> [Short exercise]:
Make an exact copy of the records, dropping all pictures.

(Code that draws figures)
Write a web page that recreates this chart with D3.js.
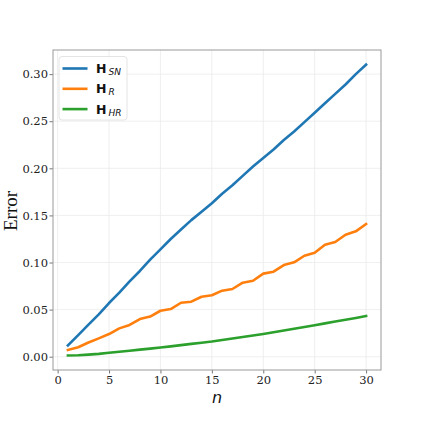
<!DOCTYPE html>
<html><head><meta charset="utf-8">
<script src="https://cdn.jsdelivr.net/npm/d3@7"></script>
<style>body{margin:0;background:#fff}svg{display:block}</style>
</head><body>
<script>
const nValues = d3.range(1, 31);
const seriesSN = [0.012,0.023,0.034,0.045,0.057,0.068,0.080,0.091,0.103,0.114,0.125,0.135,0.145,0.154,0.163,0.173,0.182,0.192,0.202,0.211,0.220,0.230,0.239,0.249,0.259,0.269,0.279,0.289,0.300,0.310];
const seriesR = [0.0071,0.0100,0.0151,0.0195,0.0241,0.0301,0.0337,0.0400,0.0426,0.0488,0.0506,0.0573,0.0584,0.0637,0.0652,0.0701,0.0719,0.0786,0.0807,0.0882,0.0903,0.0973,0.1002,0.1072,0.1104,0.1189,0.1218,0.1295,0.1331,0.1409];
const seriesHR = [0.0013,0.0015,0.0022,0.0030,0.0042,0.0053,0.0064,0.0075,0.0086,0.0098,0.0110,0.0123,0.0136,0.0149,0.0162,0.0178,0.0194,0.0210,0.0226,0.0242,0.0260,0.0278,0.0297,0.0316,0.0335,0.0354,0.0373,0.0393,0.0412,0.0433];
const xTicks = [0,5,10,15,20,25,30];
const yTicks = [0,0.05,0.10,0.15,0.20,0.25,0.30];
const seriesNames = ["SN","R","HR"];
const colors = ["#1f77b4","#ff7f0e","#2ca02c"];
const allSeries = [seriesSN, seriesR, seriesHR];

const W = 423, H = 423;
const mL = 53, mR = 381, mT = 50, mB = 370;
const svg = d3.select("body").append("svg").attr("width", W).attr("height", H);

const x = d3.scaleLinear().domain([-0.45, 31.45]).range([mL, mR]);
const y = d3.scaleLinear().domain([-0.0141, 0.3256]).range([mB, mT]);

// grid
const g = svg.append("g");
g.selectAll(".gx").data(xTicks).enter().append("line")
  .attr("x1", d => x(d)).attr("x2", d => x(d)).attr("y1", mT).attr("y2", mB)
  .attr("stroke", "#ebebeb").attr("stroke-width", 0.8);
g.selectAll(".gy").data(yTicks).enter().append("line")
  .attr("y1", d => y(d)).attr("y2", d => y(d)).attr("x1", mL).attr("x2", mR)
  .attr("stroke", "#ebebeb").attr("stroke-width", 0.8);

// axes
const xAxis = d3.axisBottom(x).tickValues(xTicks).tickSize(3.5).tickPadding(2.5).tickFormat(d3.format("d"));
const yAxis = d3.axisLeft(y).tickValues(yTicks).tickSize(3.5).tickPadding(1.5).tickFormat(d3.format(".2f"));
const gx = svg.append("g").attr("transform", `translate(0,${mB})`).call(xAxis);
const gy = svg.append("g").attr("transform", `translate(${mL},0)`).call(yAxis);
[gx, gy].forEach(a => {
  a.select(".domain").remove();
  a.selectAll(".tick line").attr("stroke", "#555").attr("stroke-width", 0.8);
  a.selectAll(".tick text").attr("fill", "#222").style("font-family", "DejaVu Serif").style("font-size", "11.5px");
});

// lines
const line = d3.line().x((d, i) => x(nValues[i])).y(d => y(d));
allSeries.forEach((s, k) => {
  svg.append("path").datum(s).attr("d", line).attr("fill", "none")
    .attr("stroke", colors[k]).attr("stroke-width", 2.6).attr("stroke-linejoin", "round").attr("stroke-linecap", "square");
});

// frame
svg.append("rect").attr("x", mL).attr("y", mT).attr("width", mR - mL).attr("height", mB - mT)
  .attr("fill", "none").attr("stroke", "#999").attr("stroke-width", 1);

// labels
svg.append("text").attr("x", (mL + mR) / 2).attr("y", 403).attr("text-anchor", "middle")
  .style("font-family", "DejaVu Sans").style("font-style", "italic").style("font-size", "16px").attr("fill", "#111").text("n");
svg.append("text").attr("transform", `translate(17,211) rotate(-90)`).attr("text-anchor", "middle")
  .style("font-family", "Liberation Serif").style("font-size", "19px").attr("fill", "#111").text("Error");

// legend
const lg = svg.append("g");
lg.append("rect").attr("x", 59).attr("y", 56.5).attr("width", 68).attr("height", 63.5).attr("rx", 3)
  .attr("fill", "#fff").attr("fill-opacity", 0.8).attr("stroke", "#ddd").attr("stroke-width", 0.8);
seriesNames.forEach((nm, k) => {
  const yy = 68.5 + k * 20.3;
  lg.append("line").attr("x1", 62.5).attr("x2", 87.5).attr("y1", yy).attr("y2", yy)
    .attr("stroke", colors[k]).attr("stroke-width", 2.6);
  const t = lg.append("text").attr("x", 96).attr("y", yy + 4.5).style("font-family", "DejaVu Sans").attr("fill", "#111");
  t.append("tspan").style("font-weight", "bold").style("font-size", "12.5px").text("H");
  t.append("tspan").attr("dx", 2).attr("dy", 2).style("font-style", "italic").style("font-size", "9px").text(nm);
});
</script>
</body></html>
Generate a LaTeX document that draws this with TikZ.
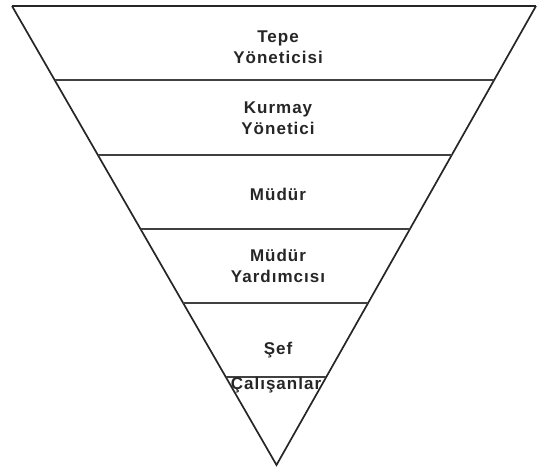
\documentclass[tikz,border=0pt]{standalone}
\usepackage{fontspec}
\setmainfont{Liberation Sans}[LetterSpace=6]
\usetikzlibrary{calc}
\begin{document}
\begin{tikzpicture}[x=1pt,y=-1pt,
  edge/.style={draw=black!85,line width=1.7pt},
  divider/.style={draw=black!75,line width=2pt},
  lbl/.style={font=\fontsize{17}{21}\selectfont\bfseries,align=center,inner sep=0pt,text=black!85}]
\useasboundingbox (0,0) rectangle (537,470);
\coordinate (L) at (12,6);
\coordinate (R) at (536,6);
\coordinate (A) at (276.5,465);
\draw[edge,line width=2.2pt] (L) -- (R);
\draw[edge] (L) -- (A) -- (R);
\foreach \t in {0.1612,0.3246,0.4869,0.6481,0.8083}{
  \draw[divider] ($(L)!\t!(A)$) -- ($(R)!\t!(A)$);
}
\node[lbl] (n1) at (278,47) {Tepe\\Yöneticisi};
\node[lbl] (n2) at (278,118) {Kurmay\\Yönetici};
\node[lbl] (n3) at (278,194) {Müdür};
\node[lbl] (n4) at (278,266) {Müdür\\Yardımcısı};
\node[lbl] (n5) at (278,350) {Şef};
\node[lbl] (n6) at (276,385) {Çalışanlar};
\end{tikzpicture}
\end{document}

> [Full output]:
Write a web page that recreates this chart with D3.js.
<!DOCTYPE html>
<html><head><meta charset="utf-8">
<script src="https://cdn.jsdelivr.net/npm/d3@7"></script>
<style>body{margin:0;background:#fff}svg{display:block}</style>
</head><body>
<script>
const nValues = d3.range(1, 31);
const seriesSN = [0.012,0.023,0.034,0.045,0.057,0.068,0.080,0.091,0.103,0.114,0.125,0.135,0.145,0.154,0.163,0.173,0.182,0.192,0.202,0.211,0.220,0.230,0.239,0.249,0.259,0.269,0.279,0.289,0.300,0.310];
const seriesR = [0.0071,0.0100,0.0151,0.0195,0.0241,0.0301,0.0337,0.0400,0.0426,0.0488,0.0506,0.0573,0.0584,0.0637,0.0652,0.0701,0.0719,0.0786,0.0807,0.0882,0.0903,0.0973,0.1002,0.1072,0.1104,0.1189,0.1218,0.1295,0.1331,0.1409];
const seriesHR = [0.0013,0.0015,0.0022,0.0030,0.0042,0.0053,0.0064,0.0075,0.0086,0.0098,0.0110,0.0123,0.0136,0.0149,0.0162,0.0178,0.0194,0.0210,0.0226,0.0242,0.0260,0.0278,0.0297,0.0316,0.0335,0.0354,0.0373,0.0393,0.0412,0.0433];
const xTicks = [0,5,10,15,20,25,30];
const yTicks = [0,0.05,0.10,0.15,0.20,0.25,0.30];
const seriesNames = ["SN","R","HR"];
const colors = ["#1f77b4","#ff7f0e","#2ca02c"];
const allSeries = [seriesSN, seriesR, seriesHR];

const W = 423, H = 423;
const mL = 53, mR = 381, mT = 50, mB = 370;
const svg = d3.select("body").append("svg").attr("width", W).attr("height", H);

const x = d3.scaleLinear().domain([-0.45, 31.45]).range([mL, mR]);
const y = d3.scaleLinear().domain([-0.0141, 0.3256]).range([mB, mT]);

// grid
const g = svg.append("g");
g.selectAll(".gx").data(xTicks).enter().append("line")
  .attr("x1", d => x(d)).attr("x2", d => x(d)).attr("y1", mT).attr("y2", mB)
  .attr("stroke", "#ebebeb").attr("stroke-width", 0.8);
g.selectAll(".gy").data(yTicks).enter().append("line")
  .attr("y1", d => y(d)).attr("y2", d => y(d)).attr("x1", mL).attr("x2", mR)
  .attr("stroke", "#ebebeb").attr("stroke-width", 0.8);

// axes
const xAxis = d3.axisBottom(x).tickValues(xTicks).tickSize(3.5).tickPadding(2.5).tickFormat(d3.format("d"));
const yAxis = d3.axisLeft(y).tickValues(yTicks).tickSize(3.5).tickPadding(1.5).tickFormat(d3.format(".2f"));
const gx = svg.append("g").attr("transform", `translate(0,${mB})`).call(xAxis);
const gy = svg.append("g").attr("transform", `translate(${mL},0)`).call(yAxis);
[gx, gy].forEach(a => {
  a.select(".domain").remove();
  a.selectAll(".tick line").attr("stroke", "#555").attr("stroke-width", 0.8);
  a.selectAll(".tick text").attr("fill", "#222").style("font-family", "DejaVu Serif").style("font-size", "11.5px");
});

// lines
const line = d3.line().x((d, i) => x(nValues[i])).y(d => y(d));
allSeries.forEach((s, k) => {
  svg.append("path").datum(s).attr("d", line).attr("fill", "none")
    .attr("stroke", colors[k]).attr("stroke-width", 2.6).attr("stroke-linejoin", "round").attr("stroke-linecap", "square");
});

// frame
svg.append("rect").attr("x", mL).attr("y", mT).attr("width", mR - mL).attr("height", mB - mT)
  .attr("fill", "none").attr("stroke", "#999").attr("stroke-width", 1);

// labels
svg.append("text").attr("x", (mL + mR) / 2).attr("y", 403).attr("text-anchor", "middle")
  .style("font-family", "DejaVu Sans").style("font-style", "italic").style("font-size", "16px").attr("fill", "#111").text("n");
svg.append("text").attr("transform", `translate(17,211) rotate(-90)`).attr("text-anchor", "middle")
  .style("font-family", "Liberation Serif").style("font-size", "19px").attr("fill", "#111").text("Error");

// legend
const lg = svg.append("g");
lg.append("rect").attr("x", 59).attr("y", 56.5).attr("width", 68).attr("height", 63.5).attr("rx", 3)
  .attr("fill", "#fff").attr("fill-opacity", 0.8).attr("stroke", "#ddd").attr("stroke-width", 0.8);
seriesNames.forEach((nm, k) => {
  const yy = 68.5 + k * 20.3;
  lg.append("line").attr("x1", 62.5).attr("x2", 87.5).attr("y1", yy).attr("y2", yy)
    .attr("stroke", colors[k]).attr("stroke-width", 2.6);
  const t = lg.append("text").attr("x", 96).attr("y", yy + 4.5).style("font-family", "DejaVu Sans").attr("fill", "#111");
  t.append("tspan").style("font-weight", "bold").style("font-size", "12.5px").text("H");
  t.append("tspan").attr("dx", 2).attr("dy", 2).style("font-style", "italic").style("font-size", "9px").text(nm);
});
</script>
</body></html>
Generate a LaTeX document that draws this with TikZ.
\documentclass[tikz,border=0pt]{standalone}
\usepackage{fontspec}
\setmainfont{Liberation Sans}[LetterSpace=6]
\usetikzlibrary{calc}
\begin{document}
\begin{tikzpicture}[x=1pt,y=-1pt,
  edge/.style={draw=black!85,line width=1.7pt},
  divider/.style={draw=black!75,line width=2pt},
  lbl/.style={font=\fontsize{17}{21}\selectfont\bfseries,align=center,inner sep=0pt,text=black!85}]
\useasboundingbox (0,0) rectangle (537,470);
\coordinate (L) at (12,6);
\coordinate (R) at (536,6);
\coordinate (A) at (276.5,465);
\draw[edge,line width=2.2pt] (L) -- (R);
\draw[edge] (L) -- (A) -- (R);
\foreach \t in {0.1612,0.3246,0.4869,0.6481,0.8083}{
  \draw[divider] ($(L)!\t!(A)$) -- ($(R)!\t!(A)$);
}
\node[lbl] (n1) at (278,47) {Tepe\\Yöneticisi};
\node[lbl] (n2) at (278,118) {Kurmay\\Yönetici};
\node[lbl] (n3) at (278,194) {Müdür};
\node[lbl] (n4) at (278,266) {Müdür\\Yardımcısı};
\node[lbl] (n5) at (278,350) {Şef};
\node[lbl] (n6) at (276,385) {Çalışanlar};
\end{tikzpicture}
\end{document}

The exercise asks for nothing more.